Clearly, with four different mind-altering medications in his system, Mr Kingston should have been monitored a lot more closely. Arguably, as has previously been suggested, all patients who begin a prescription should be. In my experience, the first few weeks can be brutal. But crucially, in most cases, patients get better.
I strongly disagree with the primary demand made by Mr Kingston’s parents – the introduction of a consent form listing possible side effects including suicide, which everyone who takes an SSRI should sign.
The most pressing problem with antidepressant prescription in the UK is that not enough people who stand to benefit are taking them. One 2023 study found that around a quarter of all British adults have undiagnosed anxiety or depression. That means nearly five million could be suffering in silence, forgoing treatment that could vastly improve their lives. In short, we don’t need another reason to scare people off antidepressants.
There’s also the risk of the nocebo effect, which I fell victim too.
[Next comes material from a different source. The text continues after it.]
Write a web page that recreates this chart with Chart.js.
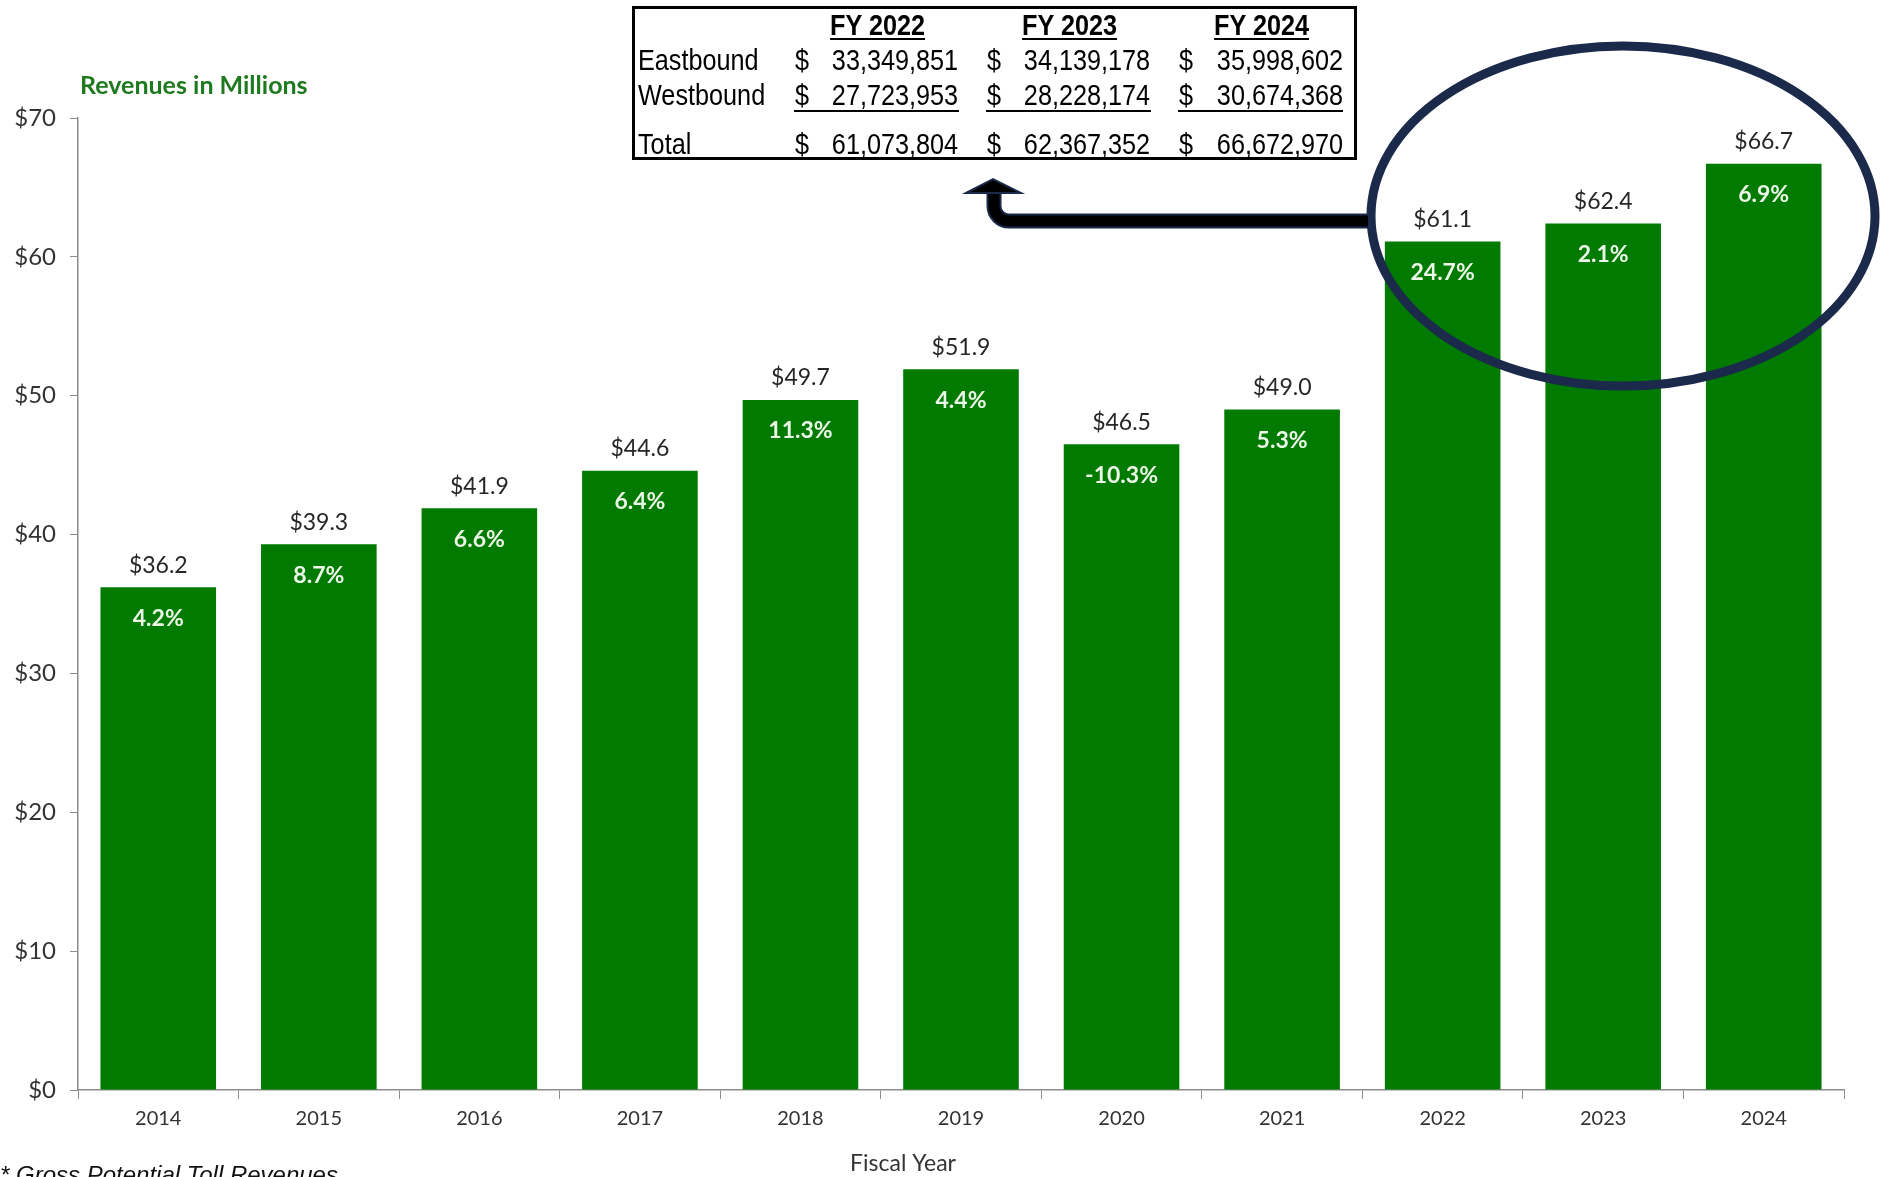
<!DOCTYPE html>
<html>
<head>
<meta charset="utf-8">
<script src="https://cdn.jsdelivr.net/npm/chart.js@4.4.1/dist/chart.umd.min.js"></script>
<style>
  html, body { margin: 0; padding: 0; background: #fff; }
  #wrap { position: relative; width: 1881px; height: 1177px; overflow: hidden; }
  #c { position: absolute; left: 0; top: 0; }
  #tbl { position: absolute; left: 632px; top: 6px; width: 719px; height: 148px;
         border: 3px solid #000; font-family: "Liberation Sans", Arial, sans-serif;
         font-size: 29px; color: #000; }
  #tbl span { position: absolute; white-space: nowrap; line-height: 1; }
  #tbl .hdr { font-weight: bold; text-decoration: underline; text-decoration-thickness: 2px; text-underline-offset: 3px; }
  #tbl .rule { position: absolute; height: 2px; background: #000; }
</style>
</head>
<body>
<div id="wrap">
  <canvas id="c" width="1881" height="1177"></canvas>
  <div id="tbl"></div>
</div>
<script>
// Fiscal-year toll revenues, $ millions
const years = ['2014', '2015', '2016', '2017', '2018', '2019', '2020', '2021', '2022', '2023', '2024'];
const revenues = [36.2, 39.3, 41.9, 44.6, 49.7, 51.9, 46.5, 49.0, 61.1, 62.4, 66.7];
const growthPct = [4.2, 8.7, 6.6, 6.4, 11.3, 4.4, -10.3, 5.3, 24.7, 2.1, 6.9];
const yTicks = [0, 10, 20, 30, 40, 50, 60, 70];

// Direction breakdown for the latest three years, $
const tableYears = ['FY 2022', 'FY 2023', 'FY 2024'];
const eastbound = [33349851, 34139178, 35998602];
const westbound = [27723953, 28228174, 30674368];
const totals = [61073804, 62367352, 66672970];

const BAR_GREEN = '#007a00';
const FONT = 'Lato, "Open Sans", sans-serif';
const NARROW = 0.87; // horizontal squeeze for the table's condensed look

// ---- summary table (HTML overlay) ----
(function buildTable() {
  const tbl = document.getElementById('tbl');
  const ox = 635, oy = 9; // inner origin of the box
  const put = (text, x, y, cls, anchor) => {
    const s = document.createElement('span');
    s.textContent = text;
    if (cls) s.className = cls;
    tbl.appendChild(s);
    const w = s.offsetWidth, h = s.offsetHeight;
    let left = x - ox;
    let origin = 'left';
    if (anchor === 'center') { left -= w / 2; origin = 'center'; }
    else if (anchor === 'right') { left -= w; origin = 'right'; }
    s.style.left = left + 'px';
    s.style.top = (y - oy - h / 2) + 'px';
    s.style.transformOrigin = origin + ' center';
    s.style.transform = 'scaleX(' + NARROW + ')';
  };
  const fmt = v => v.toLocaleString('en-US');
  const hdrX = [877, 1069, 1261];
  const dollarX = [802, 994, 1186];
  const numR = [958, 1150, 1343];
  const rows = [['Eastbound', eastbound, 60], ['Westbound', westbound, 95], ['Total', totals, 144]];
  tableYears.forEach((t, i) => put(t, hdrX[i], 25, 'hdr', 'center'));
  rows.forEach(([name, vals, y]) => {
    put(name, 638, y, '', 'left');
    vals.forEach((v, i) => {
      put('$', dollarX[i], y, '', 'center');
      put(fmt(v), numR[i], y, '', 'right');
    });
  });
  [[794, 959], [986, 1151], [1178, 1343]].forEach(([a, b]) => {
    const r = document.createElement('div');
    r.className = 'rule';
    r.style.left = (a - ox) + 'px';
    r.style.top = (110 - oy) + 'px';
    r.style.width = (b - a) + 'px';
    tbl.appendChild(r);
  });
})();

// ---- value and growth labels on the bars ----
const barLabels = {
  id: 'barLabels',
  afterDatasetsDraw(chart) {
    const ctx = chart.ctx;
    const meta = chart.getDatasetMeta(0);
    ctx.save();
    ctx.textAlign = 'center';
    ctx.textBaseline = 'middle';
    meta.data.forEach((bar, i) => {
      ctx.font = '23px ' + FONT;
      ctx.fillStyle = '#262626';
      ctx.fillText('$' + revenues[i].toFixed(1), bar.x, bar.y - 22);
      ctx.font = 'bold 23px ' + FONT;
      ctx.fillStyle = '#ecf7e8';
      ctx.fillText(growthPct[i].toFixed(1) + '%', bar.x, bar.y + 31);
    });
    ctx.restore();
  }
};

// ---- callout ellipse, arrow and free text ----
const annotations = {
  id: 'annotations',
  afterDraw(chart) {
    const ctx = chart.ctx;
    ctx.save();

    // unit caption
    ctx.font = 'bold 25px ' + FONT;
    ctx.fillStyle = '#1f7a1f';
    ctx.textAlign = 'left';
    ctx.textBaseline = 'middle';
    ctx.fillText('Revenues in Millions', 80, 86);

    // axis title
    ctx.font = '23px ' + FONT;
    ctx.fillStyle = '#333';
    ctx.textAlign = 'center';
    ctx.fillText('Fiscal Year', 903, 1164);

    // footnote
    ctx.font = 'italic 24px "Liberation Sans", Arial, sans-serif';
    ctx.fillStyle = '#111';
    ctx.textAlign = 'left';
    ctx.textBaseline = 'top';
    ctx.fillText('* Gross Potential Toll Revenues', 0, 1164);

    // ellipse around the last three years
    ctx.beginPath();
    ctx.ellipse(1623, 216, 252, 170, 0, 0, Math.PI * 2);
    ctx.lineWidth = 9;
    ctx.strokeStyle = '#1b2a4a';
    ctx.stroke();

    // arrow from the ellipse to the table
    const shaft = () => {
      ctx.beginPath();
      ctx.moveTo(1368, 221);
      ctx.lineTo(1009, 221);
      ctx.arcTo(994, 221, 994, 206, 15);
      ctx.lineTo(994, 192);
    };
    ctx.lineCap = 'butt';
    shaft();
    ctx.lineWidth = 15;
    ctx.strokeStyle = '#1b2a4a';
    ctx.stroke();
    shaft();
    ctx.lineWidth = 11;
    ctx.strokeStyle = '#000';
    ctx.stroke();
    ctx.beginPath();
    ctx.moveTo(966, 193);
    ctx.lineTo(993, 179);
    ctx.lineTo(1021, 193);
    ctx.closePath();
    ctx.fillStyle = '#000';
    ctx.fill();
    ctx.lineWidth = 2;
    ctx.strokeStyle = '#1b2a4a';
    ctx.stroke();

    ctx.restore();
  }
};

new Chart(document.getElementById('c'), {
  type: 'bar',
  data: {
    labels: years,
    datasets: [{
      data: revenues,
      backgroundColor: BAR_GREEN,
      borderWidth: 0,
      categoryPercentage: 1.0,
      barPercentage: 0.72
    }]
  },
  options: {
    responsive: false,
    devicePixelRatio: 1,
    animation: false,
    layout: { padding: { top: 118, right: 37, left: 0, bottom: 0 } },
    plugins: { legend: { display: false }, tooltip: { enabled: false } },
    scales: {
      x: {
        grid: { display: true, drawOnChartArea: false, drawTicks: true, tickLength: 9, color: '#8c8c8c', offset: true },
        border: { display: true, color: '#8c8c8c', width: 1.5 },
        ticks: { color: '#333', font: { family: FONT, size: 20 }, padding: 8, maxRotation: 0 },
        afterFit(scale) { scale.height = 87; }
      },
      y: {
        min: 0, max: 70,
        afterBuildTicks(scale) { scale.ticks = yTicks.map(v => ({ value: v })); },
        grid: { display: true, drawOnChartArea: false, drawTicks: true, tickLength: 8, color: '#8c8c8c' },
        border: { display: true, color: '#8c8c8c', width: 1.5 },
        ticks: { color: '#333', font: { family: FONT, size: 24 }, padding: 14, callback: v => '$' + v },
        afterFit(scale) { scale.width = 78; }
      }
    }
  },
  plugins: [barLabels, annotations]
});
</script>
</body>
</html>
Several trials have found that, if patients expect to suffer a certain side effect after taking antidepressants, they are more likely to report it. Studies consistently see that those in the placebo group report the same side effects as people in the antidepressant group, even if they’re not taking the pill.
A 2019 Australian study illustrates this perfectly. The researchers looked at patients’ experiences of taking the antidepressant venlafaxine following (false) news reports that the latest formulation of the medication was less effective and causing side effects. They found a significant increase in patients’ reports of the exact side effects – including suicidal thoughts - mentioned in the scaremongering stories in the months after the furore. The investigators also noted a jump in the number of patients who said they thought the pills were no longer effective.
People with mental health problems are uniquely vulnerable to media messaging. The disturbed brain latches on to sabotage, in any form available – especially those that hinder recovery.
My final point is one that didn’t go down very well on Twitter. Still, I think it’s necessary. I was fascinated by the speed at which commentators honed in on antidepressants as the demon in this story, neglecting the actual and direct cause of death: a shotgun wound to the head. None of the outrage was reserved for the legislation that allows people in this country to own a lethal weapon.
The jury is still out on whether or not antidepressants cause fatalities. The same cannot be said for firearms, as far as I know.